2. The microservices architecture which Sensu incorporates enables you to scale your monitoring environment seamlessly. Especially when compared with conventional monolithic architecture, which typically forces you to add resources when more performance is needed.

3. Sensu’s intelligent architecture places much more modest demands on your resources. Most monitoring systems comprise approximately 30 to 50 different checks. The majority of the tests for most systems or groups of systems (Windows server, Linux server, router, switches) is identical. Where Nagios plans and executes each check separately, Sensu can do this in either of two different ways, both of which proceed in a much more resource-efficient fashion:

The first possibility is the use of the so-called Publish/Subscribe (Pub/Sub) method. Checks are assigned suitable keywords and thereby organized into groups. Checks which are to be executed by all Windows servers for example might be assigned the keyword „windows“, webserver checks the keyword „webserver“, etc. Once Sensu schedules these checks for execution, all servers will run the checks that match their own keywords and report the results. Each defined test only has to be triggered once per interval, and because of the dependencies it will initiate a check on all the hundreds or thousands of servers it shares a keyword with. Since the check interval is generally identical for each kind of check and it is not necessary for an administrator to plan the cpu checks for each individual system, it often makes most sense to rely on the default configuration.

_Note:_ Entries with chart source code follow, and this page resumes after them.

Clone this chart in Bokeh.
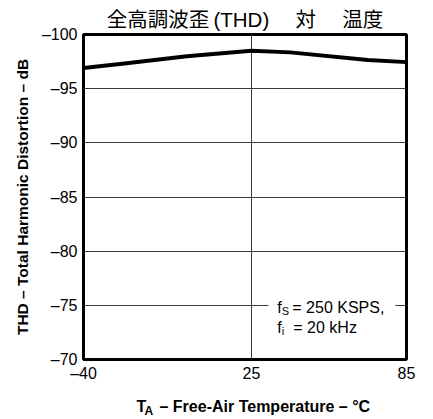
from bokeh.plotting import figure
from bokeh.layouts import column
from bokeh.models import Range1d, FixedTicker, Label, BoxAnnotation
from bokeh.embed import file_html
from bokeh.resources import INLINE

# THD vs free-air temperature
temperature_c = [-40, -25, 0, 25, 40, 70, 85]
thd_db = [-96.9, -97.3, -98.0, -98.5, -98.35, -97.65, -97.45]

x_ticks = [-40, 25, 85]
y_ticks = [-100, -95, -90, -85, -80, -75, -70]
x_tick_labels = {-40: "\u201340", 25: "25", 85: "85"}
y_tick_labels = {-100: "\u2013100", -95: "\u201395", -90: "\u201390", -85: "\u201385",
                 -80: "\u201380", -75: "\u201375", -70: "\u201370"}

FONT = "Liberation Sans"
TITLE_FONT = "Liberation Sans, Noto Sans CJK JP"
X0 = -40  # left edge of the plot frame, used as the anchor for strip texts


def put(fig, text, x, y, size, dx=0, dy=0, style="normal", font=FONT, baseline="alphabetic"):
    fig.add_layout(Label(x=x, y=y, x_offset=dx, y_offset=dy, text=text,
                         text_font=font, text_font_size=size, text_font_style=style,
                         text_color="black", text_align="left", text_baseline=baseline))


# main plot
p = figure(width=433, height=385, output_backend="svg", toolbar_location=None,
           x_range=Range1d(-40, 85), y_range=Range1d(-70, -100),
           min_border_left=83, min_border_right=27, min_border_top=34, min_border_bottom=26)
p.background_fill_color = "white"
p.border_fill_color = "white"
p.outline_line_color = "black"
p.outline_line_width = 3

p.title.text = "全高調波歪\u2009(THD) \u3000対\u3000 温度"
p.title.text_font = TITLE_FONT
p.title.text_font_size = "20.5px"
p.title.text_font_style = "normal"
p.title.text_color = "black"
p.title.align = "center"
p.title.offset = 8
p.title.standoff = 7

p.xaxis.ticker = FixedTicker(ticks=x_ticks)
p.yaxis.ticker = FixedTicker(ticks=y_ticks)
p.xaxis.major_label_overrides = x_tick_labels
p.yaxis.major_label_overrides = y_tick_labels
p.xgrid.ticker = FixedTicker(ticks=[25])
for ax in (p.xaxis, p.yaxis):
    ax.axis_line_color = None
    ax.major_tick_line_color = None
    ax.minor_tick_line_color = None
    ax.major_tick_out = 0
    ax.major_tick_in = 0
    ax.major_label_text_font = FONT
    ax.major_label_text_font_size = "16px"
    ax.major_label_text_color = "black"
p.xaxis.major_label_standoff = 5
p.yaxis.major_label_standoff = 6

p.yaxis.axis_label = "THD \u2013 Total Harmonic Distortion \u2013 dB"
p.yaxis.axis_label_text_font = FONT
p.yaxis.axis_label_text_font_style = "bold"
p.yaxis.axis_label_text_font_size = "15.5px"
p.yaxis.axis_label_text_color = "black"
p.yaxis.axis_label_standoff = 8

for g in (p.xgrid, p.ygrid):
    g.grid_line_color = "#3a3a3a"
    g.grid_line_width = 1

p.line(temperature_c, thd_db, line_color="black", line_width=4, line_join="round")

# Condition note, on a white patch that interrupts the -75 dB grid line
p.add_layout(BoxAnnotation(left=31.6, right=80.7, top=-75.6, bottom=-74.4,
                           fill_color="white", fill_alpha=1, line_color=None))
put(p, "f", 35, -74.8, "16px")
put(p, "S", 35, -74.8, "11px", dx=4.5, dy=-3)
put(p, "= 250 KSPS,", 35, -74.8, "16px", dx=15)
put(p, "f", 35, -72.95, "16px")
put(p, "i", 35, -72.95, "11px", dx=4.5, dy=-3)
put(p, "= 20 kHz", 35, -72.95, "16px", dx=16)

# x-axis title with subscript, in a text-only strip whose frame lines up with the plot's
bottom = figure(width=433, height=34, output_backend="svg", toolbar_location=None,
                x_range=Range1d(-40, 85), y_range=Range1d(34, 0),
                x_axis_location=None, y_axis_location=None,
                min_border_top=0, min_border_bottom=0)
bottom.outline_line_color = None
bottom.grid.visible = False
bottom.background_fill_color = "white"
bottom.border_fill_color = "white"
put(bottom, "T", X0, 20.5, "16px", dx=136 - 83, style="bold")
put(bottom, "A", X0, 25, "12px", dx=144 - 83, style="bold")
put(bottom, "\u2013 Free-Air Temperature \u2013 \u00b0C", X0, 20.5, "16px", dx=159 - 83, style="bold")

layout = column(p, bottom, spacing=0)
open("out.html", "w").write(file_html(layout, INLINE))
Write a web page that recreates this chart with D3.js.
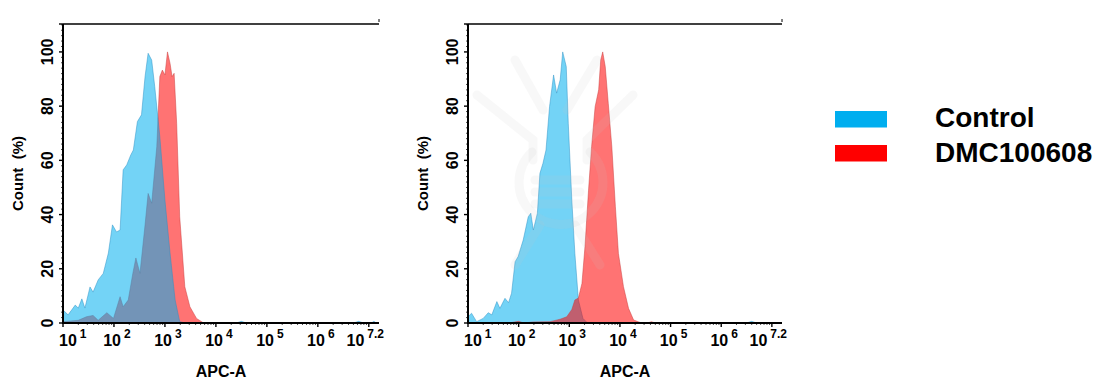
<!DOCTYPE html>
<html>

<head>
  <script src="https://d3js.org/d3.v7.min.js"></script>
  <style>
    body {
      margin: 0;
      background: #fff;
      font-family: 'Liberation Sans', Arial, sans-serif;
      font-weight: bold;
    }

    svg {
      display: block;
    }
  </style>
</head>

<body>
  <svg width="1113" height="389"></svg>
</body>
<script>

  // x values are log10(APC-A), y values are Count (%)
  var xTickExps = [1, 2, 3, 4, 5, 6, 7.2];
  var yTicks = [0, 20, 40, 60, 80, 100];
  var seriesNames = ["Control", "DMC100608"];
  var seriesColors = ["#00AEEF", "#FF0000"];

  var leftCtrlExp = [1.0, 1.1, 1.24, 1.3, 1.37, 1.43, 1.53, 1.59, 1.69, 1.79, 1.89, 1.97, 2.05, 2.12, 2.18, 2.25, 2.33, 2.38, 2.46, 2.54, 2.61, 2.67, 2.74, 2.8, 2.9, 3.0, 3.1, 3.2, 3.29, 3.4, 4.4, 4.5, 4.6, 6.7, 6.8, 6.9, 7.05, 7.1, 7.15];
  var leftCtrlPct = [4.8, 3.0, 6.6, 5.5, 8.9, 5.5, 13.3, 11.4, 15.9, 18.3, 25.8, 36.2, 33.6, 34.3, 56.5, 58.3, 62, 63.8, 74.3, 76.8, 90.9, 99.5, 97, 87.2, 68.7, 45.4, 25.8, 8.5, 0.5, 0, 0, 0.6, 0, 0, 0.6, 0, 0, 0.6, 0];

  var leftDmcExp = [1.0, 1.3, 1.46, 1.59, 1.69, 1.86, 1.99, 2.12, 2.18, 2.28, 2.37, 2.43, 2.51, 2.61, 2.67, 2.74, 2.84, 2.9, 2.95, 3.0, 3.05, 3.1, 3.14, 3.18, 3.23, 3.29, 3.39, 3.49, 3.62, 3.75];
  var leftDmcPct = [0.5, 1.0, 2.3, 2.8, 1.0, 3.8, 1.7, 9.7, 6.0, 8.5, 18.3, 24.0, 18.3, 36.2, 47.8, 44.2, 65, 90.9, 93.3, 91.5, 100, 95.8, 90.9, 92.1, 73.7, 39.2, 13.4, 6.0, 1.7, 0.1];

  var rightCtrlExp = [1.0, 1.07, 1.17, 1.3, 1.4, 1.47, 1.57, 1.63, 1.73, 1.8, 1.86, 1.93, 1.99, 2.09, 2.19, 2.24, 2.29, 2.37, 2.42, 2.48, 2.54, 2.61, 2.69, 2.75, 2.82, 2.87, 2.94, 2.98, 3.05, 3.11, 3.18, 3.27, 3.35, 6.5, 6.6, 6.7];
  var rightCtrlPct = [2.3, 3.6, 0.5, 1.7, 3.8, 3.0, 7.9, 5.4, 9.1, 7.5, 11.0, 22.6, 24.5, 30.6, 39.2, 40.5, 34.3, 40.5, 55.2, 58.9, 63.8, 79.8, 91.5, 84.8, 89.7, 100, 94.6, 73.7, 45.4, 25.7, 8.5, 1.7, 0.2, 0, 0.6, 0];

  var rightDmcExp = [1.8, 2.0, 2.1, 2.3, 2.62, 2.82, 2.95, 3.05, 3.11, 3.18, 3.25, 3.31, 3.38, 3.44, 3.51, 3.58, 3.62, 3.66, 3.71, 3.77, 3.84, 3.91, 3.97, 4.07, 4.17, 4.27, 4.4, 4.55, 4.62, 4.7];
  var rightDmcPct = [0, 0.6, 0, 0.4, 0.5, 1.4, 2.3, 5.0, 8.5, 9.2, 14.6, 28.2, 49, 65, 79.8, 86, 97, 100, 94.6, 81, 65, 43, 25.7, 13.4, 5.4, 1.1, 0.2, 0, 0.5, 0];

  var svg = d3.select("svg");
  var plotTop = 24, plotBottom = 323;

  var panels = [
    { x0: 63, x1: 379, ctrl: [leftCtrlExp, leftCtrlPct], dmc: [leftDmcExp, leftDmcPct], ctrlOnTop: true, mark: false },
    { x0: 468, x1: 782, ctrl: [rightCtrlExp, rightCtrlPct], dmc: [rightDmcExp, rightDmcPct], ctrlOnTop: false, mark: true }
  ];

  function pairs(s) {
    return s[0].map(function (e, i) { return { e: e, p: s[1][i] }; });
  }

  var y = d3.scaleLinear().domain([0, 110.3]).range([plotBottom, plotTop]);

  panels.forEach(function (pn) {
    var x = d3.scaleLog().domain([10, Math.pow(10, 7.2)]).range([pn.x0, pn.x1]);
    var g = svg.append("g");

    var area = d3.area()
      .x(function (d) { return x(Math.pow(10, d.e)); })
      .y0(y(0))
      .y1(function (d) { return y(d.p); });

    var layers = [
      { data: pairs(pn.ctrl), color: seriesColors[0], edge: "#2a8fc4" },
      { data: pairs(pn.dmc), color: seriesColors[1], edge: "#c83a3a" }
    ];
    if (pn.ctrlOnTop) layers.reverse();

    layers.forEach(function (l) {
      g.append("path")
        .datum(l.data)
        .attr("d", area)
        .attr("fill", l.color)
        .attr("fill-opacity", 0.55)
        .attr("stroke", l.edge)
        .attr("stroke-opacity", 0.6)
        .attr("stroke-width", 0.8);
    });

    // faint logo watermark (right panel)
    if (pn.mark) {
      var wm = g.append("g")
        .attr("fill", "none")
        .attr("stroke", "rgba(200,200,200,0.12)")
        .attr("stroke-width", 9)
        .attr("stroke-linecap", "round");
      wm.append("path").attr("d", "M477,95 L533,140 L533,160");
      wm.append("path").attr("d", "M633,95 L587,140 L587,160");
      wm.append("path").attr("d", "M515,60 L543,110");
      wm.append("path").attr("d", "M597,60 L567,110");
      wm.append("path").attr("d", "M532,152 A42,42 0 1 0 590,152");
      [180, 192, 204].forEach(function (yy) {
        wm.append("path").attr("d", "M535," + yy + " L580," + yy);
      });
      wm.append("path").attr("d", "M540,225 L515,265");
      wm.append("path").attr("d", "M575,225 L600,265");
    }

    // frame: top line, left axis, bottom axis
    var ax = g.append("g").attr("stroke", "#000").attr("fill", "none");
    ax.append("line").attr("x1", pn.x0).attr("x2", pn.x1).attr("y1", plotTop).attr("y2", plotTop).attr("stroke-width", 1.6);
    ax.append("line").attr("x1", pn.x1).attr("x2", pn.x1).attr("y1", plotTop - 5).attr("y2", plotTop - 2).attr("stroke-width", 1);
    ax.append("line").attr("x1", pn.x0).attr("x2", pn.x0).attr("y1", plotTop).attr("y2", plotBottom + 1).attr("stroke-width", 2);
    ax.append("line").attr("x1", pn.x0 - 1).attr("x2", pn.x1).attr("y1", plotBottom).attr("y2", plotBottom).attr("stroke-width", 2);

    // y ticks
    d3.range(0, 111, 2).forEach(function (v) {
      var major = v % 20 === 0;
      ax.append("line").attr("x1", pn.x0).attr("x2", pn.x0 - (major ? 4 : 2))
        .attr("y1", y(v)).attr("y2", y(v)).attr("stroke-width", major ? 1.4 : 0.7);
    });
    ax.append("line").attr("x1", pn.x0).attr("x2", pn.x0 - 4).attr("y1", plotTop).attr("y2", plotTop).attr("stroke-width", 1.4);

    // x ticks (decades and minor log ticks)
    for (var d = 1; d <= 7; d++) {
      for (var m = 1; m <= 9; m++) {
        var v = m * Math.pow(10, d);
        if (v > Math.pow(10, 7.2)) break;
        ax.append("line").attr("x1", x(v)).attr("x2", x(v))
          .attr("y1", plotBottom).attr("y2", plotBottom + (m === 1 ? 4 : 2))
          .attr("stroke-width", m === 1 ? 1.4 : 0.7);
      }
    }

    // y tick labels
    yTicks.forEach(function (t) {
      g.append("text")
        .attr("transform", "translate(" + (pn.x0 - 10) + "," + y(t) + ") rotate(-90)")
        .attr("text-anchor", "middle")
        .attr("font-size", 16)
        .text(t);
    });

    // x tick labels 10^n
    xTickExps.forEach(function (e, i) {
      var t = g.append("text")
        .attr("y", 346)
        .attr("font-size", 16);
      var px = x(Math.pow(10, e));
      if (i === 0) t.attr("x", px - 4).attr("text-anchor", "start");
      else if (i === xTickExps.length - 1) t.attr("x", px + 5).attr("text-anchor", "end");
      else t.attr("x", px + 3).attr("text-anchor", "middle");
      t.append("tspan").text("10");
      t.append("tspan").attr("dy", -8).attr("dx", 3).attr("font-size", 12).text(e);
    });

    // axis titles
    g.append("text")
      .attr("x", (pn.x0 + pn.x1) / 2)
      .attr("y", 377)
      .attr("text-anchor", "middle")
      .attr("font-size", 16)
      .text("APC-A");

    g.append("text")
      .attr("transform", "translate(" + (pn.x0 - 40) + "," + ((plotTop + plotBottom) / 2) + ") rotate(-90)")
      .attr("text-anchor", "middle")
      .attr("font-size", 15)
      .style("white-space", "pre")
      .text("Count  (%)");
  });

  // legend
  var legend = svg.append("g");
  seriesNames.forEach(function (name, i) {
    legend.append("rect")
      .attr("x", 835).attr("y", 111 + i * 34)
      .attr("width", 52).attr("height", 16.5)
      .attr("fill", seriesColors[i]);
    legend.append("text")
      .attr("x", 935).attr("y", 127 + i * 35)
      .attr("font-size", 28)
      .text(name);
  });

</script>

</html>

The second possibility allows the Sensu client, ie. the monitored system itself, to have responsibility for planning and executing the checks. These are referred to as „standalone checks“. In this scenario, the Sensu server only has to process the check results returned by the clients and is spared the necessity of planning and executing checks.

Regardless of which method is implemented, the workload on the Sensu server is significantly reduced as compared with the Nagios architecture. For complex requirements, it often makes sense to combine the methods.

4. The „directory-based configuration“ makes it astoundingly easy to manage your monitoring using automation tools such as Ansible, Chef, Puppet or SaltStack. If any of these are used to roll out new services to servers under your monitoring system’s supervision, the needed check, in JSON format, can be rolled out at the same time and stored in the Sensu server. The next time that Sensu client is rebooted, your new services will be monitored as well.

5. Sensu already puts a wide range of integration opportunities at your disposal. Both the Sensu server and the Sensu clients provide APIs. The server’s API is used for example to connect the dashboard which displays the devices and services included in Sensu. The clients‘ API can be used for example to pass on check results. Further connections include the storing of check data in Graphite so it can be used to display measurements in Grafana, or the sending of messages to Slack, IRC or Hipchat. Additional integrations include InfluxDB, Graylog, JIRA, DataDog, Chef, Librato, Puppet, Pagerduty, OpenTSDB, SNMP, ServiceNow, Wavefront, and many more.

6. Strategically perfect timing and solution. Sensu enables you to migrate from your „old world“ to your „new world“ without losing stride. You can take your own plugins with you and get more value out of them through improved data. A migration from Nagios to Sensu lets you take your existing checks on a smooth transition from a clumsy, inefficient architecture to a modern, flexible system. You don’t even lose Nagios‘ greatest asset: its tremendous variety of community plugins. You will also benefit from a lighter workload and the flexibility that Sensu provides – the best of both worlds!

Finally, you will have to consider whether your current monitoring should actually be retained at all. Migrations are usually carried out using scripts to minimize the time required and to guarantee the most faithful transition of content. In most areas scripts represent the best approach, but in monitoring, a migration represents an opportunity to clean out the garage with all those years‘ of accumulated monitoring and to review existing checks and scripts and replace them with new, higher performance and more productive plugins.